---------- RECORDS SHOWN
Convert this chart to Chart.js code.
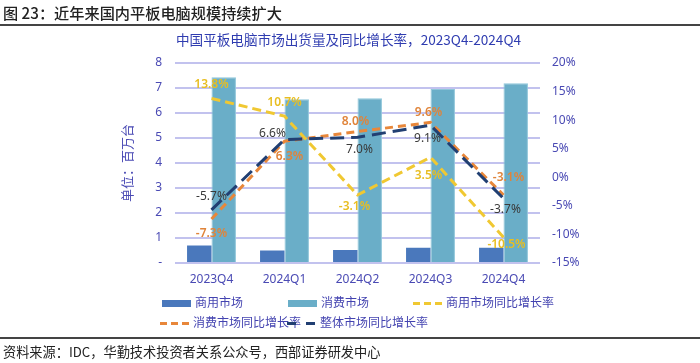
<!DOCTYPE html>
<html><head><meta charset="utf-8">
<script src="https://cdn.jsdelivr.net/npm/chart.js@4/dist/chart.umd.min.js"></script>
<style>
body{margin:0;width:700px;height:363px;position:relative;background:#fff;font-family:"Noto Sans CJK SC","Noto Sans",sans-serif;overflow:hidden}
#c{position:absolute;left:0;top:0}
.abs{position:absolute;white-space:nowrap;line-height:1}
.lg{position:absolute;font-size:12px;color:#4343B0;line-height:1;white-space:nowrap}
</style></head><body>
<canvas id="c" width="700" height="363"></canvas>
<div class="abs" style="left:3px;top:5px;font-size:15.2px;color:#222;font-weight:500">图 23：近年来国内平板电脑规模持续扩大</div>
<div class="abs" style="left:0;top:24px;width:700px;height:1.5px;background:#444"></div>
<div class="abs" style="left:176px;top:33px;font-size:13.6px;color:#2F3CB0">中国平板电脑市场出货量及同比增长率，2023Q4-2024Q4</div>
<div class="abs" style="left:0;top:337px;width:700px;height:1.5px;background:#444"></div>
<div class="abs" style="left:3px;top:345px;font-size:13.2px;color:#222">资料来源：IDC，华勤技术投资者关系公众号，西部证券研发中心</div>
<div id="legend"></div>
<script>
const categories = ['2023Q4','2024Q1','2024Q2','2024Q3','2024Q4'];
const commercialShip = [0.70, 0.50, 0.52, 0.61, 0.61];
const consumerShip = [7.43, 6.55, 6.59, 6.96, 7.19];
const commercialYoY = [13.8, 10.7, -3.1, 3.5, -10.5];
const consumerYoY = [-7.3, 6.3, 8.0, 9.6, -3.1];
const overallYoY = [-5.7, 6.6, 7.0, 9.1, -3.7];
const leftTicks = [0,1,2,3,4,5,6,7,8];
const rightTicks = [-15,-10,-5,0,5,10,15,20];
const seriesNames = ['商用市场','消费市场','商用市场同比增长率','消费市场同比增长率','整体市场同比增长率'];

const C_COM = '#4A78BC', C_CON = '#6AAEC8', C_YEL = '#F0C832', C_ORA = '#E8873A', C_NAV = '#213F72';
const TICK = '#4A4AB4';
const GRID = '#C2C2EE';

// gridlines drawn on the canvas before the datasets (behind bars and lines)
const gridPlugin = {
  id: 'hgrid',
  beforeDatasetsDraw(chart) {
    const ctx = chart.ctx, ys = chart.scales.y, a = chart.chartArea;
    ctx.save();
    ctx.setLineDash([]);
    ctx.strokeStyle = GRID;
    ctx.lineWidth = 2;
    for (const v of leftTicks) {
      const py = Math.round(ys.getPixelForValue(v));
      ctx.beginPath();
      ctx.moveTo(a.left, py);
      ctx.lineTo(a.right, py);
      ctx.stroke();
    }
    ctx.restore();
  }
};

const labelPlugin = {
  id: 'lbls',
  afterDatasetsDraw(chart) {
    const ctx = chart.ctx;
    chart.data.datasets.forEach((ds, i) => {
      if (!ds.labelOffsets) return;
      const meta = chart.getDatasetMeta(i);
      meta.data.forEach((pt, j) => {
        const [dx, dy] = ds.labelOffsets[j];
        ctx.save();
        ctx.font = (ds.labelBold ? '600 ' : '') + '12px "Noto Sans","Noto Sans CJK SC",sans-serif';
        ctx.fillStyle = ds.labelColor;
        ctx.textAlign = 'center';
        ctx.textBaseline = 'middle';
        ctx.fillText(ds.data[j].toFixed(1) + '%', pt.x + dx, pt.y + dy);
        ctx.restore();
      });
    });
  }
};

new Chart(document.getElementById('c'), {
  data: {
    labels: categories,
    datasets: [
      {type:'bar', label:seriesNames[0], data:commercialShip, backgroundColor:C_COM, yAxisID:'y', order:10, categoryPercentage:0.67, barPercentage:1},
      {type:'bar', label:seriesNames[1], data:consumerShip, backgroundColor:C_CON, borderColor:'#8FC6DA', borderWidth:1, yAxisID:'y', order:10, categoryPercentage:0.67, barPercentage:1},
      {type:'line', label:seriesNames[2], data:commercialYoY, borderColor:C_YEL, borderWidth:3, borderDash:[9,5], pointRadius:0, yAxisID:'y1', order:3, fill:false,
        labelColor:'#E8BE22', labelBold:true, labelOffsets:[[0,-14],[0,-14],[-3,12],[-2,18],[3,7]]},
      {type:'line', label:seriesNames[3], data:consumerYoY, borderColor:C_ORA, borderWidth:3, borderDash:[8,5], pointRadius:0, yAxisID:'y1', order:2, fill:false,
        labelColor:'#E0843A', labelBold:true, labelOffsets:[[0,15],[5,15],[-2,-10],[-2,-10],[5,-17]]},
      {type:'line', label:seriesNames[4], data:overallYoY, borderColor:C_NAV, borderWidth:3, borderDash:[14,7], pointRadius:0, yAxisID:'y1', order:1, fill:false,
        labelColor:'#3A3A3A', labelBold:false, labelOffsets:[[0,-13],[-12,-6],[2,12],[-3,13],[2,11]]}
    ]
  },
  options: {
    responsive:false, animation:false,
    layout:{padding:{left:119, right:0, top:63, bottom:0}},
    plugins:{legend:{display:false}, tooltip:{enabled:false}},
    scales:{
      x:{grid:{display:false, drawTicks:false}, border:{display:false},
         ticks:{color:TICK, font:{size:12, family:'"Noto Sans",sans-serif'}, padding:9, maxRotation:0},
         afterFit(s){ s.height = 100; }},
      y:{position:'left', min:leftTicks[0], max:leftTicks[leftTicks.length-1],
         grid:{display:true, drawTicks:false, color:GRID, lineWidth:2}, border:{display:false},
         ticks:{stepSize:1, color:TICK, font:{size:12, family:'"Noto Sans",sans-serif'}, padding:13, callback:v=> v===0 ? '-' : v},
         title:{display:true, text:'单位：百万台', color:TICK, font:{size:13, family:'"Noto Sans CJK SC",sans-serif'}, padding:0},
         afterFit(s){ s.width = 56; }},
      y1:{position:'right', min:rightTicks[0], max:rightTicks[rightTicks.length-1],
         grid:{display:false, drawTicks:false}, border:{display:false},
         ticks:{stepSize:5, color:TICK, font:{size:12, family:'"Noto Sans",sans-serif'}, padding:12, callback:v=> v+'%'},
         afterFit(s){ s.width = 160; }}
    }
  },
  plugins:[gridPlugin, labelPlugin]
});

// legend
const lg = document.getElementById('legend');
const items = [
  {name:seriesNames[0], x:162, y:303, kind:'box', color:C_COM},
  {name:seriesNames[1], x:288, y:303, kind:'box', color:C_CON},
  {name:seriesNames[2], x:413, y:303, kind:'dash', color:C_YEL, d:7, g:4},
  {name:seriesNames[3], x:160, y:323, kind:'dash', color:C_ORA, d:7, g:4},
  {name:seriesNames[4], x:287, y:323, kind:'dash', color:C_NAV, d:9, g:10}
];
items.forEach(it=>{
  const m = document.createElement('div');
  m.style.position='absolute';
  m.style.left = it.x+'px';
  m.style.width = '29px';
  if (it.kind==='box'){
    m.style.top=(it.y-3.5)+'px'; m.style.height='7px'; m.style.background=it.color;
  } else {
    m.style.top=(it.y-1.5)+'px'; m.style.height='3px';
    m.style.background=`repeating-linear-gradient(90deg, ${it.color} 0 ${it.d}px, transparent ${it.d}px ${it.d+it.g}px)`;
  }
  lg.appendChild(m);
  const t = document.createElement('div');
  t.className='lg'; t.textContent=it.name;
  t.style.left=(it.x+33)+'px'; t.style.top=(it.y-7)+'px';
  lg.appendChild(t);
});
</script>
</body></html>
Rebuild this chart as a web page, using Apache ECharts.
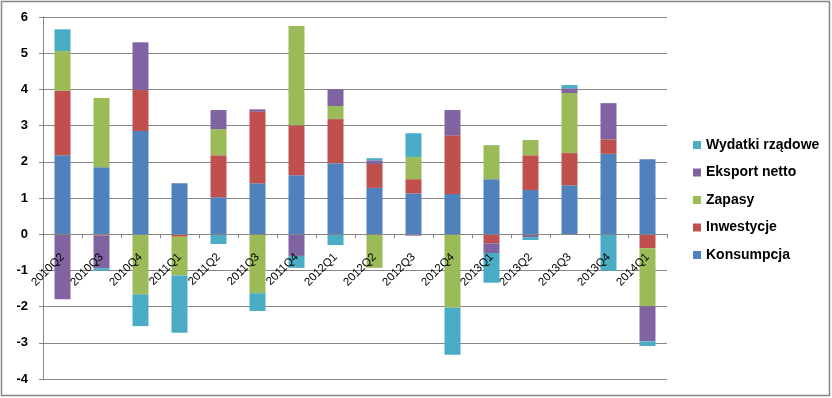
--------------------
TASK GOAL — Identify each line in the entries with the word "this" and copy it.

RESULT —
Convert this chart to Chart.js code.
Rebuild this chart as a web page, using Apache ECharts.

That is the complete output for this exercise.